*DATASET RECORDS*
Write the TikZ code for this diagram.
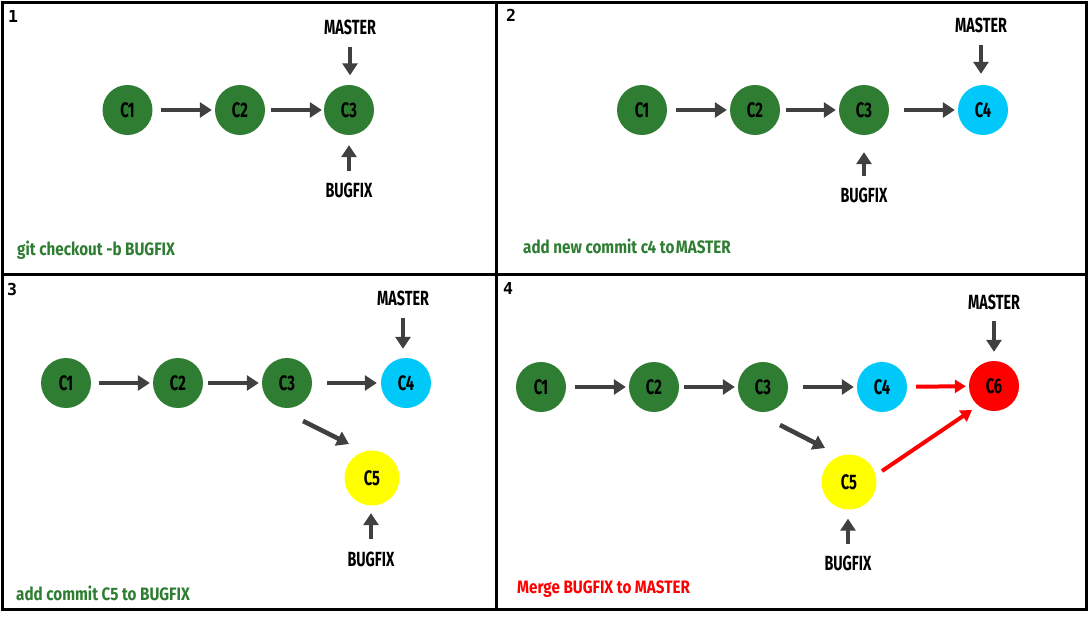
\documentclass[tikz,border=0pt]{standalone}
\usepackage{fontspec}
\setmainfont{Fira Sans}[FakeStretch=0.7]
\newfontfamily\capfont{Fira Sans}[FakeStretch=0.845]
\newfontfamily\numfont{DejaVu Sans Mono}
\usetikzlibrary{arrows.meta}
\definecolor{cgreen}{RGB}{46,125,50}
\definecolor{ccyan}{RGB}{0,200,248}
\definecolor{cyell}{RGB}{255,255,0}
\definecolor{cred}{RGB}{255,0,0}
\definecolor{cgrey}{RGB}{64,64,64}
\begin{document}
\begin{tikzpicture}[x=1pt,y=-1pt,
  commit/.style={circle,minimum size=50pt,inner sep=0pt,text=black,
    font=\fontsize{21}{21}\selectfont\bfseries},
  big/.style={minimum size=55pt},
  gc/.style={commit,fill=cgreen},
  cc/.style={commit,fill=ccyan},
  yc/.style={commit,big,fill=cyell},
  rc/.style={commit,fill=cred},
  tag/.style={inner sep=0pt,font=\fontsize{20.5}{20.5}\selectfont\bfseries},
  caption/.style={inner sep=0pt,anchor=base west,font=\fontsize{18}{18}\capfont\bfseries},
  pnum/.style={inner sep=0pt,font=\fontsize{16.5}{16.5}\numfont\bfseries},
  arr/.style={draw=cgrey,line width=4.6pt,-{Triangle[length=12pt,width=15pt]},
    shorten <=8pt,shorten >=3pt},
  rarr/.style={draw=cred,line width=4pt,-{Triangle[length=11pt,width=13pt]},
    shorten <=9pt,shorten >=3pt},
  frame/.style={line width=3pt,draw=black}
]
\useasboundingbox (0,0) rectangle (1090,616);
\fill[white] (0,0) rectangle (1090,616);
% frames
\draw[frame] (2,2) rectangle (1086,609);
\draw[frame] (496,2) -- (496,609);
\draw[frame] (2,274) -- (1086,274);

% ---------- panel 1
\node[pnum] (p1n) at (13,16) {1};
\node[gc] (p1c1) at (127.5,110) {C1};
\node[gc] (p1c2) at (240,110) {C2};
\node[gc] (p1c3) at (349,110) {C3};
\node[tag] (p1m) at (350,27) {MASTER};
\node[tag] (p1b) at (349,190) {BUGFIX};
\draw[arr] (p1c1) -- (p1c2);
\draw[arr,shorten <=6pt,shorten >=2pt] (p1c2) -- (p1c3);
\draw[arr,shorten <=12.5pt,shorten >=9.5pt] (p1m.south) -- (p1m.south |- p1c3.north);
\draw[arr,shorten <=11.5pt,shorten >=10pt] (p1b.north) -- (p1b.north |- p1c3.south);
\node[caption,text=cgreen] (p1t) at (17,255) {git checkout -b BUGFIX};

% ---------- panel 2
\node[pnum] (p2n) at (511,15) {2};
\node[gc] (p2c1) at (642,110) {C1};
\node[gc] (p2c2) at (755,110) {C2};
\node[gc] (p2c3) at (864,110) {C3};
\node[cc] (p2c4) at (983,110) {C4};
\node[tag] (p2m) at (981,25) {MASTER};
\node[tag] (p2b) at (864,195) {BUGFIX};
\draw[arr,shorten <=9pt] (p2c1) -- (p2c2);
\draw[arr,shorten <=6pt] (p2c2) -- (p2c3);
\draw[arr,shorten <=15pt] (p2c3) -- (p2c4);
\draw[arr,shorten <=12.5pt,shorten >=11pt] (p2m.south) -- (p2m.south |- p2c4.north);
\draw[arr,shorten <=11.5pt,shorten >=17pt] (p2b.north) -- (p2b.north |- p2c3.south);
\node[caption,text=cgreen] (p2t) at (523,253) {add new commit c4 to\kern1.5pt MASTER};

% ---------- panel 3
\node[pnum] (p3n) at (12,289) {3};
\node[gc] (p3c1) at (66,383) {C1};
\node[gc] (p3c2) at (178,383) {C2};
\node[gc] (p3c3) at (287,383) {C3};
\node[cc] (p3c4) at (406,383) {C4};
\node[yc] (p3c5) at (372,478) {C5};
\node[tag] (p3m) at (403,298) {MASTER};
\node[tag] (p3b) at (371,559) {BUGFIX};
\coordinate (p3a) at (303,421);
\coordinate (p3z) at (349,444);
\draw[arr] (p3c1) -- (p3c2);
\draw[arr,shorten <=5pt] (p3c2) -- (p3c3);
\draw[arr,shorten <=15pt,shorten >=4pt] (p3c3) -- (p3c4);
\draw[arr,shorten <=0pt,shorten >=0pt] (p3a) -- (p3z);
\draw[arr,shorten <=12.5pt,shorten >=9pt] (p3m.south) -- (p3m.south |- p3c4.north);
\draw[arr,shorten <=12.5pt,shorten >=7.5pt] (p3b.north) -- (p3b.north |- p3c5.south);
\node[caption,text=cgreen] (p3t) at (16,600) {add commit C5 to BUGFIX};

% ---------- panel 4
\node[pnum] (p4n) at (508,288) {4};
\node[gc] (p4c1) at (541,387) {C1};
\node[gc] (p4c2) at (654,387) {C2};
\node[gc] (p4c3) at (763,387) {C3};
\node[cc] (p4c4) at (882,387) {C4};
\node[yc] (p4c5) at (849,482) {C5};
\node[rc] (p4c6) at (994,386) {C6};
\node[tag] (p4m) at (994,302) {MASTER};
\node[tag] (p4b) at (848,563) {BUGFIX};
\coordinate (p4a) at (780,425);
\coordinate (p4z) at (825,448);
\coordinate (p4r1) at (882,471);
\coordinate (p4r2) at (972,410);
\draw[arr,shorten <=9pt] (p4c1) -- (p4c2);
\draw[arr,shorten <=5pt] (p4c2) -- (p4c3);
\draw[arr,shorten <=15pt] (p4c3) -- (p4c4);
\draw[arr,shorten <=0pt,shorten >=0pt] (p4a) -- (p4z);
\draw[rarr] (p4c4) -- (p4c6);
\draw[rarr,shorten <=0pt,shorten >=0pt] (p4r1) -- (p4r2);
\draw[arr,shorten <=11.5pt,shorten >=9pt] (p4m.south) -- (p4m.south |- p4c6.north);
\draw[arr,shorten <=11.5pt,shorten >=9pt] (p4b.north) -- (p4b.north |- p4c5.south);
\node[caption,text=cred] (p4t) at (517,593) {Merge BUGFIX to MASTER};
\end{tikzpicture}
\end{document}
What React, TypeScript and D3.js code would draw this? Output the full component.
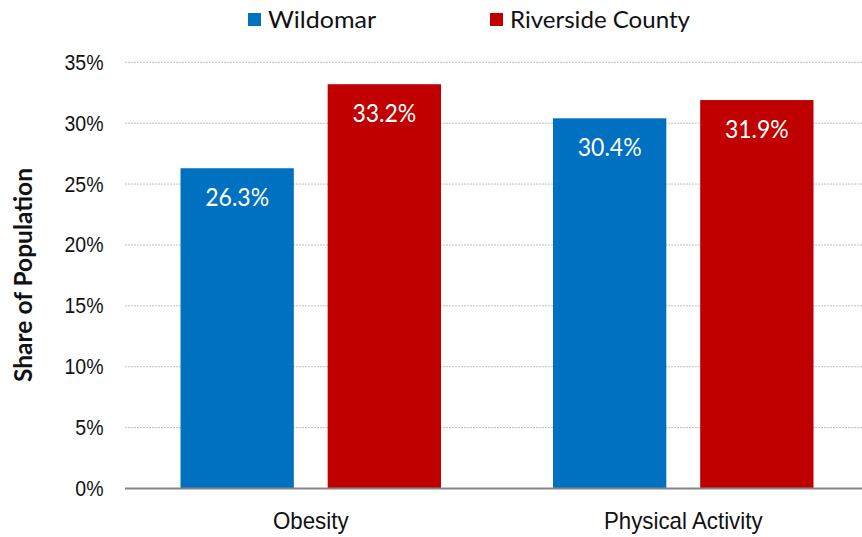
import React from "react";
import * as d3 from "d3";

const categories = ["Obesity", "Physical Activity"];
const seriesNames = ["Wildomar", "Riverside County"];
const wildomar = [26.3, 30.4];
const riverside = [33.2, 31.9];
const yTicks = [0, 5, 10, 15, 20, 25, 30, 35];
const colors = ["#0070C0", "#C00000"];

const W = 862;
const H = 537;

export default function App() {
  const x0 = d3.scaleBand<string>().domain(categories).range([124.5, 869.5]).paddingInner(0).paddingOuter(0);
  const x1 = d3.scaleBand<string>().domain(seriesNames).range([56, x0.bandwidth() - 56]).paddingInner(0.23);
  const y = d3.scaleLinear().domain([0, 35]).range([488.5, 62.3]);
  const values = [wildomar, riverside];
  const numFont = "Lato, 'Open Sans', sans-serif";
  const axisFont = "'Liberation Sans', Arial, sans-serif";
  const legendX = [248, 490];
  const legendLen = [108, 180];

  return (
    <svg width={W} height={H} style={{ position: "absolute", left: 0, top: 0, display: "block" }}>
      <rect width={W} height={H} fill="#fff" />
      {yTicks.filter((t) => t > 0).map((t) => (
        <line key={"g" + t} x1={125} x2={W} y1={y(t)} y2={y(t)} stroke="#bfbfbf" strokeWidth={1} strokeDasharray="2,1" />
      ))}
      {yTicks.map((t) => (
        <text key={"t" + t} x={103.5} y={y(t) + 7.5} textAnchor="end" fontFamily={axisFont} fontSize={21} fill="#111" transform={`translate(103.5,${y(t) + 7.5}) scale(0.93,1.03) translate(-103.5,${-(y(t) + 7.5)})`}>
          {t}%
        </text>
      ))}
      {categories.map((c, ci) =>
        seriesNames.map((s, si) => {
          const v = values[si][ci];
          const bx = (x0(c) as number) + (x1(s) as number);
          const bw = x1.bandwidth();
          const ly = y(v) + 37.5;
          const lx = bx + bw / 2;
          return (
            <g key={c + s}>
              <rect x={bx} y={y(v)} width={bw} height={y(0) - y(v)} fill={colors[si]} />
              <text x={lx} y={ly} textAnchor="middle" fontFamily={numFont} fontSize={23} fill="#fff" transform={`translate(${lx},${ly}) scale(1,1.05) translate(${-lx},${-ly})`}>
                {v.toFixed(1)}%
              </text>
            </g>
          );
        })
      )}
      <line x1={125} x2={W} y1={y(0)} y2={y(0)} stroke="#868686" strokeWidth={2} />
      {categories.map((c) => {
        const cx = (x0(c) as number) + x0.bandwidth() / 2;
        return (
          <text key={"c" + c} x={cx} y={529} textAnchor="middle" fontFamily={axisFont} fontSize={22.3} fill="#111" transform={`translate(${cx},529) scale(1,1.1) translate(${-cx},-529)`}>
            {c}
          </text>
        );
      })}
      <text transform="translate(32,275) rotate(-90)" textAnchor="middle" fontFamily={numFont} fontWeight="bold" fontSize={24} textLength={214} lengthAdjust="spacingAndGlyphs" fill="#111">
        Share of Population
      </text>
      {seriesNames.map((s, i) => {
        const lx = legendX[i];
        return (
          <g key={"l" + s}>
            <rect x={lx} y={13} width={13} height={13} fill={colors[i]} />
            <text x={lx + 20} y={28} fontFamily={numFont} fontSize={24} textLength={legendLen[i]} lengthAdjust="spacingAndGlyphs" fill="#111">
              {s}
            </text>
          </g>
        );
      })}
    </svg>
  );
}
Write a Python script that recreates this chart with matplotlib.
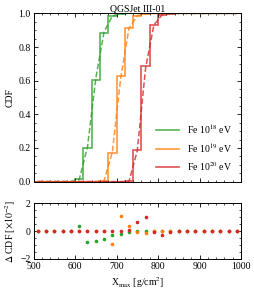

*BRIEF*
Taking the entries above, extract every line from the one bearing "What React, TypeScript" through the one bearing "const H = 537;", exactly, with no pictures.

*EXERCISE SOLUTION*
What React, TypeScript and D3.js code would draw this? Output the full component.
import React from "react";
import * as d3 from "d3";

const categories = ["Obesity", "Physical Activity"];
const seriesNames = ["Wildomar", "Riverside County"];
const wildomar = [26.3, 30.4];
const riverside = [33.2, 31.9];
const yTicks = [0, 5, 10, 15, 20, 25, 30, 35];
const colors = ["#0070C0", "#C00000"];

const W = 862;
const H = 537;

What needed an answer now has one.